Problem details:
Write out again, word for word, the lines below from the line that holds "Write a Python" through the line that holds "desired_deg = [1, 2, 3]", omitting pictures.

Data extract:
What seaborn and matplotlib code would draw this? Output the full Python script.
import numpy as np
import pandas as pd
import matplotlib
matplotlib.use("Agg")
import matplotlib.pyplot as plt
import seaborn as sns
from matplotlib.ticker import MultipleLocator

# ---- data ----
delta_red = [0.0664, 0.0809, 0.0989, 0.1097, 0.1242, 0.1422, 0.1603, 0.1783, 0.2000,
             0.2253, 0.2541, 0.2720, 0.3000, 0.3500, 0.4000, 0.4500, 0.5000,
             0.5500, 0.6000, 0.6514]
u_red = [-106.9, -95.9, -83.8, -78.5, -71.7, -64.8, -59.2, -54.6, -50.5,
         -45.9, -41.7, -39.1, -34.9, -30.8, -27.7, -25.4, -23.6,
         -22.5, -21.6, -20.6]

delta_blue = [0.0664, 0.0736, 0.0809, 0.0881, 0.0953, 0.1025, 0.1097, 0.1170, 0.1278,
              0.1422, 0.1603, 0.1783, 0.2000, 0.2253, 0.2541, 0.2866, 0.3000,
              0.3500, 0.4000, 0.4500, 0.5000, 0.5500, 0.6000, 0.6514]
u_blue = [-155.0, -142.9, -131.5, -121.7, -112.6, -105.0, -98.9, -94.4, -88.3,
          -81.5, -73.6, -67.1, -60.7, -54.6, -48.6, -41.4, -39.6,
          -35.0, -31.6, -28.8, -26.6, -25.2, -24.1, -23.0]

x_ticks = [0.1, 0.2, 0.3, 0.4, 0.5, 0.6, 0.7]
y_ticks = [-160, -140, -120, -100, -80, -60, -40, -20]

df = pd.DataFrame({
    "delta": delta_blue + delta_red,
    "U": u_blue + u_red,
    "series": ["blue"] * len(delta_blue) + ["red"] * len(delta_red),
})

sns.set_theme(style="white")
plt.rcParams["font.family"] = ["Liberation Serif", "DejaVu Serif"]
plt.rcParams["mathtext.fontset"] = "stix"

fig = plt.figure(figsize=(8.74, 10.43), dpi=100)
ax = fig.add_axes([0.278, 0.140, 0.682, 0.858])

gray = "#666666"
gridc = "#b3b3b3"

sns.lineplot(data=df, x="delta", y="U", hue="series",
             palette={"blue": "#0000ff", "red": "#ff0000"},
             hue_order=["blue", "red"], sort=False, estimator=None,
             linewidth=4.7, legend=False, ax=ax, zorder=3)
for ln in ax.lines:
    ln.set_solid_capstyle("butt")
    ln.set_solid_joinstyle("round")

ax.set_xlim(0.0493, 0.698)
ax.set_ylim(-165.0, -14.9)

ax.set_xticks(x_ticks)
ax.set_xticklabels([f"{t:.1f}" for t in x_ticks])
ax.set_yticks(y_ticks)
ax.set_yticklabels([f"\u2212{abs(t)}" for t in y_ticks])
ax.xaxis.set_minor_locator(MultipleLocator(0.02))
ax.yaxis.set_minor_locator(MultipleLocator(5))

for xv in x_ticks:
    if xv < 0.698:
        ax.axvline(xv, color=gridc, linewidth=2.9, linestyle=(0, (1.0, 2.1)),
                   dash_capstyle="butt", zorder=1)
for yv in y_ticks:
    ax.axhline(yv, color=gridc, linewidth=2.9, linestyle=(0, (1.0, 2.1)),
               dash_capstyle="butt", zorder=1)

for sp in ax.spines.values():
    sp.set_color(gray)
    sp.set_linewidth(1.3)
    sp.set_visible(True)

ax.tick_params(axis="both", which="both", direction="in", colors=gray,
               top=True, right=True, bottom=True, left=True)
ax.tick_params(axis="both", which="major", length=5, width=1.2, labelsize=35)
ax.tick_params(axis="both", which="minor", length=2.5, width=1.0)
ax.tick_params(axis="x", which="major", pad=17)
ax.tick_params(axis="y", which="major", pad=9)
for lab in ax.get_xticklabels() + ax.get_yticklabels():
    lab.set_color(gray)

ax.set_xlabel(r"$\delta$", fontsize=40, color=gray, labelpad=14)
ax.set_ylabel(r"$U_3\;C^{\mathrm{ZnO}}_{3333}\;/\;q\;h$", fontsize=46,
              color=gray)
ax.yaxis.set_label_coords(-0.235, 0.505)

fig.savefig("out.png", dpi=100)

...

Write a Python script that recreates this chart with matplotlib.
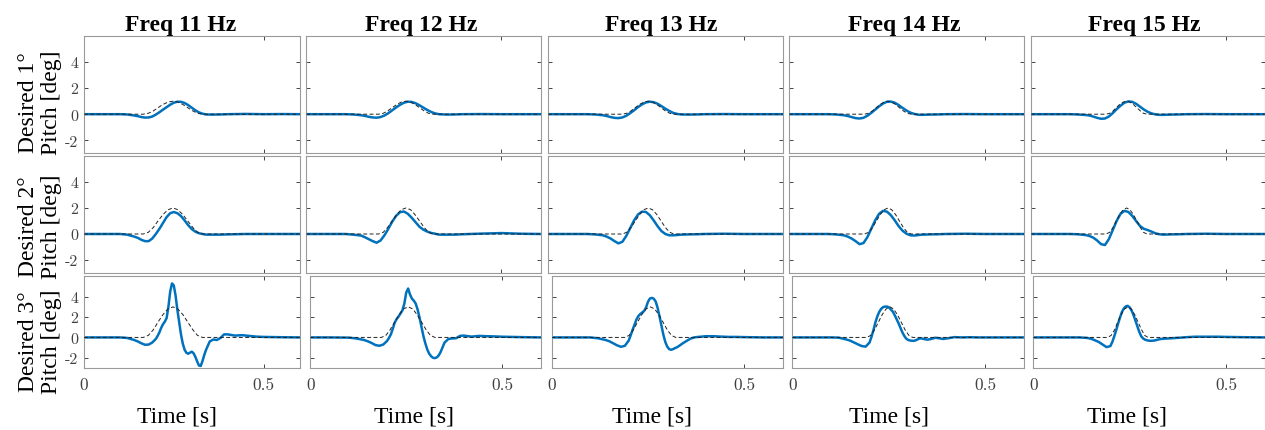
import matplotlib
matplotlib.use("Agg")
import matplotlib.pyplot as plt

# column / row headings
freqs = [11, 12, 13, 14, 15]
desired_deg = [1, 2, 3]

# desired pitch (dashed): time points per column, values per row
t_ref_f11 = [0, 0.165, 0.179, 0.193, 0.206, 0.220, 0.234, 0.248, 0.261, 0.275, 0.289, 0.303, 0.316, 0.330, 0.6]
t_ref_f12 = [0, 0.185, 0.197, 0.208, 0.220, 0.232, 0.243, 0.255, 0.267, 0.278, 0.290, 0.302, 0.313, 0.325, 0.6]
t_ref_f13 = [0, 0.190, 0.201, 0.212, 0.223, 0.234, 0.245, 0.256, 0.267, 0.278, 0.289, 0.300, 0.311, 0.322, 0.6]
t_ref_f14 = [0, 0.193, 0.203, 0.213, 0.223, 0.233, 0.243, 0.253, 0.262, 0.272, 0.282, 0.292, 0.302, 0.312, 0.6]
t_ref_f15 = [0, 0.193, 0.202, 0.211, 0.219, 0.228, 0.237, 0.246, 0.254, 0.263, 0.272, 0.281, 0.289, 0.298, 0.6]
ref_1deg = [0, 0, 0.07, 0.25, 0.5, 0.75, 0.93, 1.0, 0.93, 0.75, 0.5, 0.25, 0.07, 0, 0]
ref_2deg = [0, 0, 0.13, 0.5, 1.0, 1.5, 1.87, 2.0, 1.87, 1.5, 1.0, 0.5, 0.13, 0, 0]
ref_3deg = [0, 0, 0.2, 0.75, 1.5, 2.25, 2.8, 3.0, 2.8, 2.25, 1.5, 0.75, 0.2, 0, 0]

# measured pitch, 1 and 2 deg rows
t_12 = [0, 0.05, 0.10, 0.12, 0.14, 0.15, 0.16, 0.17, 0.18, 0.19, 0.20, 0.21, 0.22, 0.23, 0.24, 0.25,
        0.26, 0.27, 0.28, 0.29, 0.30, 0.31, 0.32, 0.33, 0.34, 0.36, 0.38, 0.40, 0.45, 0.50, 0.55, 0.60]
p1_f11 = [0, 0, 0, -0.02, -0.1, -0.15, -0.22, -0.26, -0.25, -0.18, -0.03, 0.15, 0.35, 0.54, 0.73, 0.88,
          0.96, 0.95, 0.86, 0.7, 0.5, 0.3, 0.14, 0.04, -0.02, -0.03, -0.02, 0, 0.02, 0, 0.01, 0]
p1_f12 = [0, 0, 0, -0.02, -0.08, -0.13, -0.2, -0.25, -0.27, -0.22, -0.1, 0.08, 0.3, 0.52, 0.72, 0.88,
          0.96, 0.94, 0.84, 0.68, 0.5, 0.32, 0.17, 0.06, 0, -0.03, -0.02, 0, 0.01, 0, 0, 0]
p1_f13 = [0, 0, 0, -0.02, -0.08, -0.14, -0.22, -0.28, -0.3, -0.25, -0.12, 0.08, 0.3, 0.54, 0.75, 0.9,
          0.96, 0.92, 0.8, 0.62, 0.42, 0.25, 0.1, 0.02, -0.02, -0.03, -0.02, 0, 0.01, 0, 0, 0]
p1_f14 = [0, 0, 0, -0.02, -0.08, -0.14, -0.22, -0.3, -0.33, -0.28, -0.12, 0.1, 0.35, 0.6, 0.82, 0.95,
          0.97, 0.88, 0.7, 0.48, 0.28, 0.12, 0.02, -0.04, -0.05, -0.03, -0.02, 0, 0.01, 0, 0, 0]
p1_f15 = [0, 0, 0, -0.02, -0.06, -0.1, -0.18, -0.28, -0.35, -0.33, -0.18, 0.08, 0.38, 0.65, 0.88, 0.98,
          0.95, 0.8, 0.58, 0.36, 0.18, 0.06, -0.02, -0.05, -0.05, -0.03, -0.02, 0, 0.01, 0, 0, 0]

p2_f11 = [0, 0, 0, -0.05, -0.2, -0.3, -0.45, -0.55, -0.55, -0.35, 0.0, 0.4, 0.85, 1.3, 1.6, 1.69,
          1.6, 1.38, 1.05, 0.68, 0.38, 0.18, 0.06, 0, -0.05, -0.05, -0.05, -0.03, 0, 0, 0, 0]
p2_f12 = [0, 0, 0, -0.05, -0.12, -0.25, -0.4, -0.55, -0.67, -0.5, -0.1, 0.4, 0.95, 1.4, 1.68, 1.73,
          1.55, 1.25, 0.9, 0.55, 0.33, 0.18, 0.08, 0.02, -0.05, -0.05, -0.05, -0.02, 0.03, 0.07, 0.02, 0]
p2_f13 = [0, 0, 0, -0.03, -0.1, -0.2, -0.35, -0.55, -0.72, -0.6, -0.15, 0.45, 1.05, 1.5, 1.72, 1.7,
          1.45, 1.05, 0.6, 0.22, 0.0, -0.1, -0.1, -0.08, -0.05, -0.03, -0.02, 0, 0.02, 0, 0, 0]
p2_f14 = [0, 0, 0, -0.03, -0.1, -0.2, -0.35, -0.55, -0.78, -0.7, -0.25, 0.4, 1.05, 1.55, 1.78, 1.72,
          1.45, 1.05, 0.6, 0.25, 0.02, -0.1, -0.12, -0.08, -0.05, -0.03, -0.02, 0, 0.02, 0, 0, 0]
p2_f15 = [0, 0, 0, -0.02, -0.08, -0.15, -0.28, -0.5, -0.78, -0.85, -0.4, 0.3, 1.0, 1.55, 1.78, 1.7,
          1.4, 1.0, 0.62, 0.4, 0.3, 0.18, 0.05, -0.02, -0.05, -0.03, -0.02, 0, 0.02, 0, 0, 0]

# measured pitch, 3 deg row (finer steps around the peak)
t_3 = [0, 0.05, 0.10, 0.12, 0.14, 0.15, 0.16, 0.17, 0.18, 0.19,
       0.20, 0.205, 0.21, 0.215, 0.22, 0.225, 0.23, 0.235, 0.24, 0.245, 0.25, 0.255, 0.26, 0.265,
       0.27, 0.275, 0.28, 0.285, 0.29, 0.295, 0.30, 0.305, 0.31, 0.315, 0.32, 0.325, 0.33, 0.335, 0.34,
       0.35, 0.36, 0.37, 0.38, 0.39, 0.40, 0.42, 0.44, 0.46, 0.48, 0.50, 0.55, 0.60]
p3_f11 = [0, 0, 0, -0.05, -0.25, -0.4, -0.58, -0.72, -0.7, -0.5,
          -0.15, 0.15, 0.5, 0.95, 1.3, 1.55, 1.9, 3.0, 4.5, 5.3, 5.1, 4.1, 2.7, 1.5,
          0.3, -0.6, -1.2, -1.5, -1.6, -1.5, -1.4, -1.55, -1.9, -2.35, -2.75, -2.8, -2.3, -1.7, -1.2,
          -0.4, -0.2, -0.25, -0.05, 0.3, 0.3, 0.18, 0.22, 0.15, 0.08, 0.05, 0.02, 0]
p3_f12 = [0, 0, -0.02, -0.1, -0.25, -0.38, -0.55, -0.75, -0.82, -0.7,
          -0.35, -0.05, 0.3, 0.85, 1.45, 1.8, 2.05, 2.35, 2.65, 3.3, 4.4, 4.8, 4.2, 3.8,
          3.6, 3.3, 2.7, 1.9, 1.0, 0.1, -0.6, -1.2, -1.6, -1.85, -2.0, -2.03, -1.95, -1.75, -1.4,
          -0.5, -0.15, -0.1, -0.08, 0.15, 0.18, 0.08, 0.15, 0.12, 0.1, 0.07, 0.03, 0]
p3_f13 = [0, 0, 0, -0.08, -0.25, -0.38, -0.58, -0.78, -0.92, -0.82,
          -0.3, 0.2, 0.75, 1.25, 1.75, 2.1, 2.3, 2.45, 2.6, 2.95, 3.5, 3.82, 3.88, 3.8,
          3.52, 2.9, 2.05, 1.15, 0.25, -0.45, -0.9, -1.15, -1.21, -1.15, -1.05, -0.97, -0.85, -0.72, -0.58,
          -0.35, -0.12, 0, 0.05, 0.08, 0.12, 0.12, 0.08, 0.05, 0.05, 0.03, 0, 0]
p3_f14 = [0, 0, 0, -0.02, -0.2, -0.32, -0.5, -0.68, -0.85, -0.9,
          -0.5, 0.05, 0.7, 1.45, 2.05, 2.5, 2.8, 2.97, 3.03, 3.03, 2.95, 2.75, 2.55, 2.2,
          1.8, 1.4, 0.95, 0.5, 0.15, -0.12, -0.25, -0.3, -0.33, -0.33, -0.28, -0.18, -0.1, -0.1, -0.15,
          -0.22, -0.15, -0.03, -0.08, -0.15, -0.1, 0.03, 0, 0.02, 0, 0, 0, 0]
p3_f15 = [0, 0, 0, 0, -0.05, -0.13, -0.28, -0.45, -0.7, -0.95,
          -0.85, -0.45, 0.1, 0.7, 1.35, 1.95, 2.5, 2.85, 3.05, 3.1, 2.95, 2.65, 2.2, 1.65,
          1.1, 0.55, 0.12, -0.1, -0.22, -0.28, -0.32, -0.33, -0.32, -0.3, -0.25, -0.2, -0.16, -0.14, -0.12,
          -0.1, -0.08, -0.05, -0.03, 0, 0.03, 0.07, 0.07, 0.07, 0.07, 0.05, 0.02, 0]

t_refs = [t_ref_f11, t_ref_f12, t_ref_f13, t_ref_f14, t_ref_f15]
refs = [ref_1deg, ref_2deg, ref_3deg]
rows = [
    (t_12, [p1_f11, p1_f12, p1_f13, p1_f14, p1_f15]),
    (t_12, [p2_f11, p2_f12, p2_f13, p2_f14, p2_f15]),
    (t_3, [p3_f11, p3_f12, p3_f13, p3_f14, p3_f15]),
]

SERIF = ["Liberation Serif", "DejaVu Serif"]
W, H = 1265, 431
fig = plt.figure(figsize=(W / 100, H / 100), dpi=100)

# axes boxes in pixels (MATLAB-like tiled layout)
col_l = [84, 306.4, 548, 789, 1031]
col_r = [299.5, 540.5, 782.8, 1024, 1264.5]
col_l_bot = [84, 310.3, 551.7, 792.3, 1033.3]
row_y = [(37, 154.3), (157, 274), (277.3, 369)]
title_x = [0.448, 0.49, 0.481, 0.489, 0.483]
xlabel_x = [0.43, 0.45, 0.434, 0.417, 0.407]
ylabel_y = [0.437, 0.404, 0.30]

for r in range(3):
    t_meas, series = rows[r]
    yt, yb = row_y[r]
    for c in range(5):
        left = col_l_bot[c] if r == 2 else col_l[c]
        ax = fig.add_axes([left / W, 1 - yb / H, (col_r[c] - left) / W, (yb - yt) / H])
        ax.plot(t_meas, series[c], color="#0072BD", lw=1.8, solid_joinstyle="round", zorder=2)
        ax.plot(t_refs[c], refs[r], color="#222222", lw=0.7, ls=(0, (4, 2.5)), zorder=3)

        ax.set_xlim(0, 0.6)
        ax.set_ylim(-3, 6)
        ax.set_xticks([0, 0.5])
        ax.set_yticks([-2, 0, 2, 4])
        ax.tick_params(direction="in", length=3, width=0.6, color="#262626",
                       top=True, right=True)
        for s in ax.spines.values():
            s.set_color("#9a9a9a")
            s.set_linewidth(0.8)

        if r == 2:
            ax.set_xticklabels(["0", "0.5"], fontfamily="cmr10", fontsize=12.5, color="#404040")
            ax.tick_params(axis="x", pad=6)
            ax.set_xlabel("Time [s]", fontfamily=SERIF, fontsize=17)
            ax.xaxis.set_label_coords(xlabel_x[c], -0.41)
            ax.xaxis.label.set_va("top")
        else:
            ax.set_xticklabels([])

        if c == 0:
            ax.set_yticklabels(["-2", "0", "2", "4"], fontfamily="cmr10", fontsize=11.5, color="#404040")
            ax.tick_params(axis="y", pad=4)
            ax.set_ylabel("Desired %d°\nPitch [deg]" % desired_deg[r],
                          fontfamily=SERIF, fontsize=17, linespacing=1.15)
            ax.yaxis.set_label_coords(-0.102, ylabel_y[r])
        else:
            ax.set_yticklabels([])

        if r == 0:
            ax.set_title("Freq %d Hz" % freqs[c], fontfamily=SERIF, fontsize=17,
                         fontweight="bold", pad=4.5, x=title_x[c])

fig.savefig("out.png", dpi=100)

--

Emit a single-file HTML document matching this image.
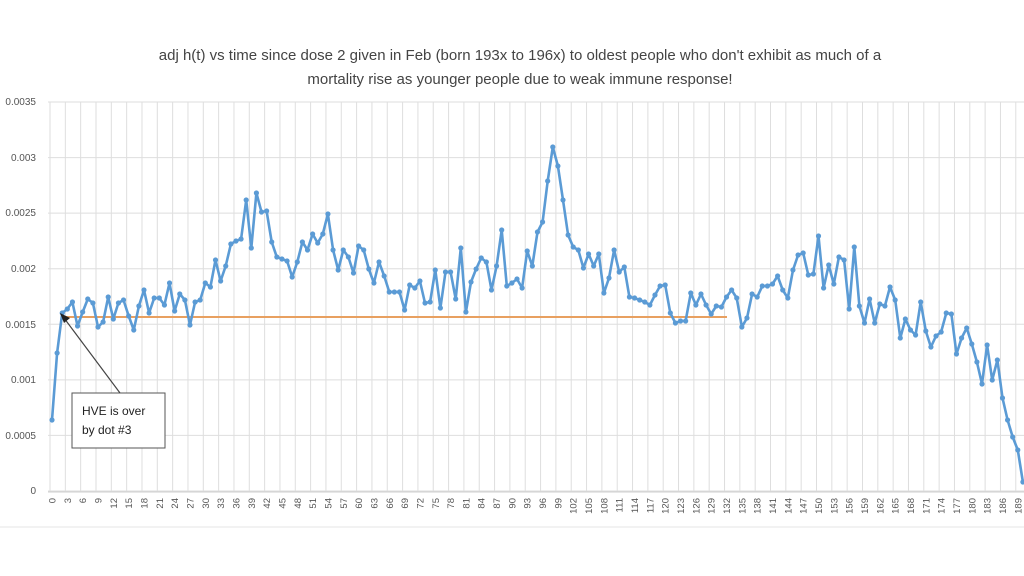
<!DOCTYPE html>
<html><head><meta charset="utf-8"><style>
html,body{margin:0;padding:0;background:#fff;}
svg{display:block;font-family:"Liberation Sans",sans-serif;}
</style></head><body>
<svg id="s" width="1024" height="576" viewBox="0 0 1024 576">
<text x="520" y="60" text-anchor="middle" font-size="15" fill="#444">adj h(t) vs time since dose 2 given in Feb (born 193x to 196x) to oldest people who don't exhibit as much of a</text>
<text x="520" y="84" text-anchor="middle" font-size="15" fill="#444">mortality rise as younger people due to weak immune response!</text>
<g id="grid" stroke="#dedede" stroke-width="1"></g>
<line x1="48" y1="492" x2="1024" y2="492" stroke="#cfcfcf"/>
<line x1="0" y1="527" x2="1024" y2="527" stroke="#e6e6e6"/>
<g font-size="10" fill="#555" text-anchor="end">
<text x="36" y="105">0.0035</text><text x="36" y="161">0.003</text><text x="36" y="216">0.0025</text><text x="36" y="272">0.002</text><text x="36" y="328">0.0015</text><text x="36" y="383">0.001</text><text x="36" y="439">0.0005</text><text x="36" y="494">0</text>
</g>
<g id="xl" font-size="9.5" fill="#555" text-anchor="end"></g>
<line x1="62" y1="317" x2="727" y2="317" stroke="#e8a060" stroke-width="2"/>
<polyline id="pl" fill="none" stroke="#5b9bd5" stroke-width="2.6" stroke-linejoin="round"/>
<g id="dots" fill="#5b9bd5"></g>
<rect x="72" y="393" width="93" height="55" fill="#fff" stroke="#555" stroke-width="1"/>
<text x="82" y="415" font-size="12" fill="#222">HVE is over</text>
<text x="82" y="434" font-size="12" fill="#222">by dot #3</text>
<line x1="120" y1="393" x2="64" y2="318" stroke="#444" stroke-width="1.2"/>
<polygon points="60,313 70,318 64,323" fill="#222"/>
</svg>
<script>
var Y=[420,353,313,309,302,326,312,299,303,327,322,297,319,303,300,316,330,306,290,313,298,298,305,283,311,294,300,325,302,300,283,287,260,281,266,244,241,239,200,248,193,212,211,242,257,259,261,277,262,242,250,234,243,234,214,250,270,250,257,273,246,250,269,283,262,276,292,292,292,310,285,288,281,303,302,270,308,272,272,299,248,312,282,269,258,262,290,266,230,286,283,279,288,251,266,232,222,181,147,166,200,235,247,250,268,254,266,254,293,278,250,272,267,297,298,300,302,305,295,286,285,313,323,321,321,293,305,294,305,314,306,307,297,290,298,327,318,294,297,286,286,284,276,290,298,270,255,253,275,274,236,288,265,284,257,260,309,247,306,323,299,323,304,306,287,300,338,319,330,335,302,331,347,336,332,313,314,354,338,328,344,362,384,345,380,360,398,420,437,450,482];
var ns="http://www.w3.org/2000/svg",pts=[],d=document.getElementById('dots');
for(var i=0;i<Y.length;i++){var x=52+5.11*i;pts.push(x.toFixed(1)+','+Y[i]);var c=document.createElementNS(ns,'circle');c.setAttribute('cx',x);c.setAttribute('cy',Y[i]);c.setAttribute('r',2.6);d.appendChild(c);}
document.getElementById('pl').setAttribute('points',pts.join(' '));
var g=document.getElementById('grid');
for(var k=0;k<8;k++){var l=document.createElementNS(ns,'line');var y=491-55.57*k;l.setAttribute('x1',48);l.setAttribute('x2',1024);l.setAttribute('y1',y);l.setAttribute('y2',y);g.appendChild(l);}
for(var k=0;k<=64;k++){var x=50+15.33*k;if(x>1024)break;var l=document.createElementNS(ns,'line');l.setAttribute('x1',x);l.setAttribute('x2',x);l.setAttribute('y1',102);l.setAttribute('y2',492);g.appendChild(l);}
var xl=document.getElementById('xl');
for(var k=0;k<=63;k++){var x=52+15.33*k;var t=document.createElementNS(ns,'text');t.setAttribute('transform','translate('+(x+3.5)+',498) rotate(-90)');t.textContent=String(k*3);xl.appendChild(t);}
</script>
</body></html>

Exercise output:
Write a Python script that recreates this chart with matplotlib.
import matplotlib
matplotlib.use("Agg")
import matplotlib.pyplot as plt

# column / row headings
freqs = [11, 12, 13, 14, 15]
desired_deg = [1, 2, 3]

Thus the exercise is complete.